In general, this is a small update that improves usability and fixes some current application errors.
DataExcavator update from 1.2.4 to 1.2.5
Whoa! It’s been a tough month. Having collected a decent number of complaints about the fine print in the interface and the constant confusion with competitive modal windows, we decided on some changes.
Let’s start with a description of the interface enhancements. First of all, we have increased the size of the font in all the windows. Secondly, we have greatly simplified many parameter names and short descriptions of these parameters. Thirdly, we have completely redesigned the mechanism of displaying information. Previously, we were convinced that competitive modal windows are good. Alas, this is not the case. It only confuses people, and indeed we ourselves have been confused several times (LOL). Accordingly, now almost all blocks with separate logic are displayed in real modal windows that do not allow you to jump from project to project. This prevents confusion – at every moment you know exactly what project you are working on. Fourthly, we have greatly improved the cards of the projects themselves on the main screen. Now each card is accompanied by a progress bar with the current percentage of scraping of all pages of the website. Also, the main menu of the project has been changed – now it is a little more convenient and understandable.
Another large block of work is the so-called “data patterns”. We have made it very easy to configure the list of nodes you want to extract from the site. Now it looks like a list with .CSS selectors (or XPath expressions), which is immediately available in the settings window. Now you don’t need to make 3-4 extra clicks to add one node for scraping. All nodes in front of you – immediately and without extra clicks.
In general, we decided to take the path of interface simplification. Even though we position our application as a professional utility for scraping, simplicity and ergonomics take their place.
We have also made some corrections to the kernel, but decided not to release a separate kernel release. In particular, we have fixed the problem with .pdf file scraping. We also fixed the incorrect work with the Clean-param parameter from the robots.txt file. On the whole, as always, the application became more stable.
DataExcavator update from 1.2.3 to 1.2.4
In this version, we have added a modal window with a choice of how to analyze the site. This window asks for details of the crawling algorithm: should the app download all pages from the site, or should it download only part of the pages by user list? And although this setting was already in the project properties window, in our opinion it should greatly simplify the work with the application for new users. It is much easier to click on an additional button at once than to dig through the depths of settings and look for the option “Method of links analysis”.
In addition, we found several small bugs concerning project testing and link downloading from separate pages. These bugs were fixed in the same way.
As always, the application has become more stable and convenient.
ExcavatorSharp and DataExcavator updates from 1.2.2 to 1.2.3
In this update, we have traditionally increased the stability of the application by fixing some bugs and running a number of load tests.
Among the significant improvements we have added project templates. Templates contain ready-made settings for well-known sites. As the first 4 templates we added Amazon, Aliexpress, Craigslist and Walmart. Now in each new release we will try to add additional, new templates. This will save time on settings – just use a ready-made template instead of dealing with projects.

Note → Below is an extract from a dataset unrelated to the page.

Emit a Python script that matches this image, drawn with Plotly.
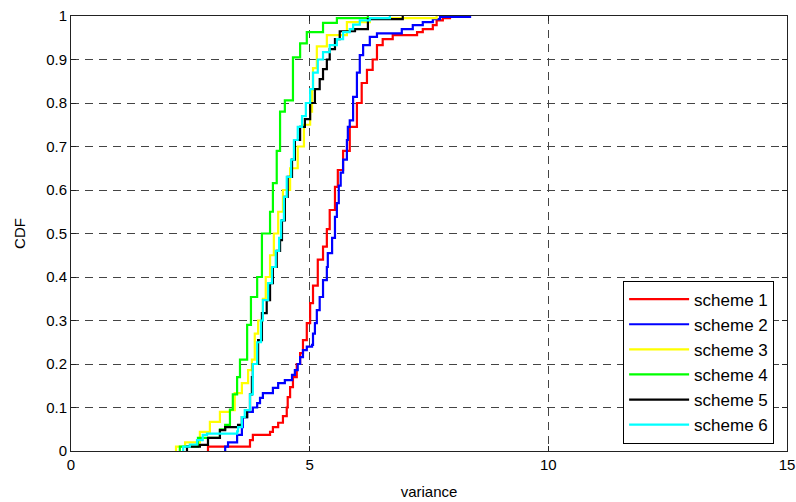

In the kernel library we have fixed several significant problems. Under certain circumstances, the function “test settings” and “get links from the site page” hung. We fixed this problem. We have also eliminated the problem of eternal locking of log files, which also sometimes occurred when circumstances fail.
ExcavatorSharp and DataExcavator updates from 1.2.1 to 1.2.2
So, for this block of work we have done some work on fixing interface errors. We have added more thorough exception handling for various situations. The control over importing settings and copying projects has been significantly improved. Interception of exceptions when trying to run several instances of a program has been improved (remember – a program can be run only in one instance). Also added a nice feature of sorting patterns and copying elements inside a pattern. In general, as usual, the application has become more stable and a bit more convenient.
ExcavatorSharp and DataExcavator updates from 1.2 to 1.2.1
Some bugs have been fixed on the hot trails. In particular, the stability of work with the file system has been increased, errors in installation from under an account with limited rights have been corrected. The work of some modules with the file system has been improved. Fixed .CSS selectors auto-definition window behavior.
Interface improvements – added display of logs in the waiting windows. Now you can see live what the program is doing at some point in time. No endless loader 😉
ExcavatorSharp and DataExcavator updates from 1.1 to 1.2
Well, it’s been a tough month. We placed on Codester and CodeCanyon and got some sales. We found several problems with the application 🤷♂️ that were related to validating license keys and the application not running under administrative accounts. At the moment some of them have been resolved and we are ready to present version 1.2 both for the client part and for our library. At the moment, some cases of incorrect validation of license keys remain unclear to us, and we are working on finding and fixing this problem. In general, if you use our application and cannot activate your demo key, please create a license.key file in the folder “C:/ProgramData/DataExcavator” and copy your key there. In this case, the application will not try to activate it remotely. Thank you for your understanding. A list of the most significant improvements is provided below.
- Fixed current errors and improved overall stability of the application.
- Fixed the problem of using the SSL / TLS protocols that are not available in some versions of the OS. The problem occurred when trying to set the ServicePointManager.SecurityProtocol property to certain values on certain operating systems.
- Added principal login functionality to the site as a separate behavior for CEF. Now if you want to extract data from a site that requires authentication by login and password, you can do so not through CEFBehaviors (which requires some skill), but through CEFWebsiteAuthBehavior. Inside you find a simple set of fields, including a template script. In general, this greatly simplifies the work with sites that require authentication.
- Fixed the Excel export algorithm – the library was downgraded to a stable build without additional license fees (EPPlus starting from version 5 is no longer free).
- Fixed the algorithm of exporting through Excel and CSV in complex cases. Now if one of the export results is not recorded successfully, the overall export process does NOT stop.
- Added callback to the export mechanism which is called after each exported record. This allows you to keep track of the export process, rather than waiting for a long time for the program to finish.
- Remains to question the behavior of the program in case it is not run from under the administrator on server versions of the operating system. At the moment, if you have any problems, we recommend you to use the “Launch from under an administrator” mechanism.